Ask me why I like serving, and I’ll give you a variety of answers. “I like being able to talk to people all day,” I may say. Or, “I like how each shift is different.” “I like the flexibility of serving,” I’ll say some days. Or even, “I love the discounts I get on food.”
Ask me what I dislike about serving, and my response is always the same, almost automatic: the money. The tips.
I’ve learned that almost everybody has a different idea on what an appropriate tip is. Some people say 10 percent, some say 20. Others say double the tax, which in Tennessee is very close to 20. Some say even more. But some don’t tip at all.
Back in June of this year, Taylor Swift released a letter to Apple regarding its Apple Music streaming service not paying artists, producers and writers for the first three months. In her letter, Swift wrote that it is “unfair to ask anyone to work for free,” and ended it by saying “We don’t ask you for free iPhones. Please don’t ask us to provide you with our music for no compensation.” The argument Swift presents is an exact replication of how I feel about tipping.
When you go out to eat and have a server who takes great care of you, they are going the extra mile and waiting on you hand and foot because they are under the impression they will be paid for providing you with an exceptional dining experience.
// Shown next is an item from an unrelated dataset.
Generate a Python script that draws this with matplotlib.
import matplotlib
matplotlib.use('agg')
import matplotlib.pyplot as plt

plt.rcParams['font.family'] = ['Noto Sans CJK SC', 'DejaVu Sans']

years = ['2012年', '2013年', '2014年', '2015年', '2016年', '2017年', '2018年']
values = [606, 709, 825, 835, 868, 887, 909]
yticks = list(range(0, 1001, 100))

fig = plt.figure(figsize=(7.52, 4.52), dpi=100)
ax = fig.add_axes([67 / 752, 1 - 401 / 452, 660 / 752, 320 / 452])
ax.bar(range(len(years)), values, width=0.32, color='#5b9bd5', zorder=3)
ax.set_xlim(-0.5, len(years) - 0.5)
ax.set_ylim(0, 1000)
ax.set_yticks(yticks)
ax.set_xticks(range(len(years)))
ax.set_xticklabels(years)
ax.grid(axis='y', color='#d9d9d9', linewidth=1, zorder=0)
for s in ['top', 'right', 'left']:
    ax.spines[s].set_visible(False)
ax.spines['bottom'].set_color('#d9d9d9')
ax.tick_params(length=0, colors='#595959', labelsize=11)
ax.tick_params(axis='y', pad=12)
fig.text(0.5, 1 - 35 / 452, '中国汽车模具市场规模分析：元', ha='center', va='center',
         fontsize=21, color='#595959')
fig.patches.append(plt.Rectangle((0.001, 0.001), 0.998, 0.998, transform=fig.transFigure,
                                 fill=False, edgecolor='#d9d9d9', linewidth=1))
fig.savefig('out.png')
Taylor was right; asking anyone to work for free is unfair, and when people do not tip their server, that is essentially what they are doing.
Another reason why tipping your server is important is because an increasing amount of restaurants are implementing a tip out to other employees. This means at the end of my shift, a portion of my tips go into a tip pool, which is then divided between hosts, food runners and table bussers. The determinant of how much I tip out is not based on how much I’ve made in tips that night, it’s based on a percentage of my total sales. This is based on the notion that my tables will tip accordingly to their bill; however, sometimes that isn’t the case. This is extremely important with higher bills. Higher bills mean higher sales which mean a larger tip out. Essentially, if a party of eight comes in and their bill totals $150, and they leave me only $5, it is costing me money to serve them.
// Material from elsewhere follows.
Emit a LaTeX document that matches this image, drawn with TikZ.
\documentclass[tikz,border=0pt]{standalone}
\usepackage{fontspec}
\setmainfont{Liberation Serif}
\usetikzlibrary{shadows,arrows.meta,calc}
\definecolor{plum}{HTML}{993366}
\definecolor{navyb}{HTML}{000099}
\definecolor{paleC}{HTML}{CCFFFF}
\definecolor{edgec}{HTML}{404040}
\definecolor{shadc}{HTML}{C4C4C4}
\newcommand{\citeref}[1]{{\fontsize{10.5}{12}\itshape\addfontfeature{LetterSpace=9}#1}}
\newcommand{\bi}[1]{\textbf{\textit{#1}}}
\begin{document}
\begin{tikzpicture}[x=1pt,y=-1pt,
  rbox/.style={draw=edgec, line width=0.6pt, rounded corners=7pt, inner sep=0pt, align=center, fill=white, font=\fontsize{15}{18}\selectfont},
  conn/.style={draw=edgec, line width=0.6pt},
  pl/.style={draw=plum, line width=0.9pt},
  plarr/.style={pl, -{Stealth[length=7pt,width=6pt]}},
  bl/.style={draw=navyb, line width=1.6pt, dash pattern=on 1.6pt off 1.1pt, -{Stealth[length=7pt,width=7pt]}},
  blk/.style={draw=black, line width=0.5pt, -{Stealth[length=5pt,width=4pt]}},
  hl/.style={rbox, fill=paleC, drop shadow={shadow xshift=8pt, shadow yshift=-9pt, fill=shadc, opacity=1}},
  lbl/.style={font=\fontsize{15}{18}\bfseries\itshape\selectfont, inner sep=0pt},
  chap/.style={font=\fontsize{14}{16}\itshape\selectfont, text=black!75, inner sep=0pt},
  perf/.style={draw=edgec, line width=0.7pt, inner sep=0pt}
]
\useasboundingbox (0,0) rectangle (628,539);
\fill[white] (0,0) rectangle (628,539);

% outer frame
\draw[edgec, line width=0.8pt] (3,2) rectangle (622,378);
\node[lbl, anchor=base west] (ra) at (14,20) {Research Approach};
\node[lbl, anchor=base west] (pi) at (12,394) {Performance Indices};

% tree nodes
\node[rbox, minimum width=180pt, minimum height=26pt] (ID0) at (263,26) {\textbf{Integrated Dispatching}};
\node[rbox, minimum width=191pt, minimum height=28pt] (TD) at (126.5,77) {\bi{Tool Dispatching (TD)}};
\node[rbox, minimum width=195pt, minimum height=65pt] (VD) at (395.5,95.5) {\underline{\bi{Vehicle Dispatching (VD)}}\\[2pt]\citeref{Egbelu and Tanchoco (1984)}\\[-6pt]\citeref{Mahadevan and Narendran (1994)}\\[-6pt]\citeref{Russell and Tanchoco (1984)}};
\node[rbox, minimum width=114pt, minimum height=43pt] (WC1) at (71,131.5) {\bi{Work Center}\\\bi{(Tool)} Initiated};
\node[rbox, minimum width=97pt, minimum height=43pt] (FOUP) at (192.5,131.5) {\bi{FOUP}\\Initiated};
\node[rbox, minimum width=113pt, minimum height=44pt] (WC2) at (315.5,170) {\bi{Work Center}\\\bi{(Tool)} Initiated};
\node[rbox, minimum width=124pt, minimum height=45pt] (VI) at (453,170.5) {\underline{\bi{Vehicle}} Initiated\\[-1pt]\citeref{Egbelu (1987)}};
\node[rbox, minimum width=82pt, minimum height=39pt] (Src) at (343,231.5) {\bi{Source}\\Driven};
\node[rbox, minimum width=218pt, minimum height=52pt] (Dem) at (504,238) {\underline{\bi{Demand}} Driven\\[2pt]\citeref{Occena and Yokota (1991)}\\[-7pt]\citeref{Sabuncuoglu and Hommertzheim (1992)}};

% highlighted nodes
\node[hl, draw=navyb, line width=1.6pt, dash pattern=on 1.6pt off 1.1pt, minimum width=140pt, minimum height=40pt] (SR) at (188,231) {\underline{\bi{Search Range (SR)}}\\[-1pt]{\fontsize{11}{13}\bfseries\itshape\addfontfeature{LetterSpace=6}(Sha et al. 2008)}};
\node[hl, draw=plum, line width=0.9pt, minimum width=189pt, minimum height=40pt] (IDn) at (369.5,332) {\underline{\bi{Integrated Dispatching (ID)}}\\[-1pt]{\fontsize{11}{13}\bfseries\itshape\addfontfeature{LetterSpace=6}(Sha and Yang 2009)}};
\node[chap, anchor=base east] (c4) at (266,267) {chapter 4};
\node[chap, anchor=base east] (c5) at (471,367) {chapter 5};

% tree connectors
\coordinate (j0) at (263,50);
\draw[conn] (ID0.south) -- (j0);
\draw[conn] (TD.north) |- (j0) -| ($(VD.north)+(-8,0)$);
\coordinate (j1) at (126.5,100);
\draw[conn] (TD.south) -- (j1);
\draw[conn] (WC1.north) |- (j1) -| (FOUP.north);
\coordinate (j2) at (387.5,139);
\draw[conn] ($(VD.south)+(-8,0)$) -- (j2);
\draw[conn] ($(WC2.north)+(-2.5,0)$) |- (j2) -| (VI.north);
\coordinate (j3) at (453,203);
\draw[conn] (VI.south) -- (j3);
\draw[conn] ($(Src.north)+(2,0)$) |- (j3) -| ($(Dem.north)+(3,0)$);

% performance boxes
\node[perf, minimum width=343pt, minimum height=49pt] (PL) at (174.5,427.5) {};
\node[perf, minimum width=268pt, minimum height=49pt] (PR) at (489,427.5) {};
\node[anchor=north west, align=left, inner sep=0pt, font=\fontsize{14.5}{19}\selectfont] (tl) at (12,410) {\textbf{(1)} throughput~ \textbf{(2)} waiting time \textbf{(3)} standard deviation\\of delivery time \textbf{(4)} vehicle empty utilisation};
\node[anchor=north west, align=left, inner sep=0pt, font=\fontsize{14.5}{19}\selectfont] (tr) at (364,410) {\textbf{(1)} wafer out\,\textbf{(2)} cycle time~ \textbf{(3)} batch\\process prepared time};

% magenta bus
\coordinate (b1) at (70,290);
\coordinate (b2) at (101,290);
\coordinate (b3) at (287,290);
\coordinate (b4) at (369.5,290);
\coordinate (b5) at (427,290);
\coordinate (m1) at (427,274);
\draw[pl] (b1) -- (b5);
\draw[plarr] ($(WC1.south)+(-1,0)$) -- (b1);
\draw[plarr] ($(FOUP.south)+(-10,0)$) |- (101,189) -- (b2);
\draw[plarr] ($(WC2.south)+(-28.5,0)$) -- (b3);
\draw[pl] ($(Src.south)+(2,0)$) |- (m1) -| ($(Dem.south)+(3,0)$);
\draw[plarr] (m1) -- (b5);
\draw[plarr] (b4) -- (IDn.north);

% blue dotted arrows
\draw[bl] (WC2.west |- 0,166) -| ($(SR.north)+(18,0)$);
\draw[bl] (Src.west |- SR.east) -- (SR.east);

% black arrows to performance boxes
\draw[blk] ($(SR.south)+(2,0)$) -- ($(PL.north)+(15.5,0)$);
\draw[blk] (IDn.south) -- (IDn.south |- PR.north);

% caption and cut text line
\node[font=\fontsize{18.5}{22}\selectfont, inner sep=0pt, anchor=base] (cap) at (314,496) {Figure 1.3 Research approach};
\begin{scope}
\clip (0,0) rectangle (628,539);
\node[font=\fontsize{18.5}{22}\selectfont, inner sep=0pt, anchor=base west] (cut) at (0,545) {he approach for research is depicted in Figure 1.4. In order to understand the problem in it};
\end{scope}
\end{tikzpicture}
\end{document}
Previously, serving parties was not as big of a risk tip-wise because of gratuity. An 18 percent forced gratuity, usually on parties of six or more, was standard practice throughout the restaurant industry. However, this practice is becoming more and more uncommon in light of recent IRS rulings. According to taxfoundation.org, in January 2014, the IRS ruled that automatic gratuity is not a tip, but a non-tip wage. And since servers only leave with tips every night, this non-tip wage would appear on their paycheck, after it had been taxed. Subsequently, a lot of restaurants in the United States have decided to throw away automatic gratuity all together in an effort to not have any excess bookkeeping. This change in the system is responsible for why you see a “suggested gratuity” at the bottom of your bill.
Tipping varies country to country, even state to state. According to CBS News, a bar in New York City has instituted a mandatory tip of 18 percent on every bill. Bar Marco in Pittsburgh made headlines earlier this year when the owners abolished tipping and started paying servers an annual salary of $35,000. According to CNN, a Bar Marco server informs their tables at the beginning of the dining experience they will not accept tips, and if a tip is left, the money is donated to local charities. Since they implemented the no-tip policy in April, Bar Marco has seen their profits nearly tripled.
According to TripAdvisor, if you dine out in France, a 15 percent service charge will appear on your bill. Oppositely, it is considered offensive and a sign of disrespect to tip your waiter if you are dining in Japan or China.
Australia is a country that does not have a tip system. All servers are paid a standard living wage so tipping is not customary. However, if service is excellent, many customers will leave a small tip behind as a sign of gratitude.
“Personally, I prefer the Australian system over that of the United States,” said Kaitlin Bruneau. Bruneau is studying abroad this semester in Australia and has a part-time job at a local bar in Sydney. “It’s reassuring as servers that if I go into work, and it is a slow night, I will still make money to pay bills.”
Will America follow in the footsteps of Australia or Bar Marco in Pittsburgh? Will they make a mandatory tip like France? Only time will tell. In the meantime, if you are dining out and your server is taking care of you, please take care of them when the bill comes and leave them a tip.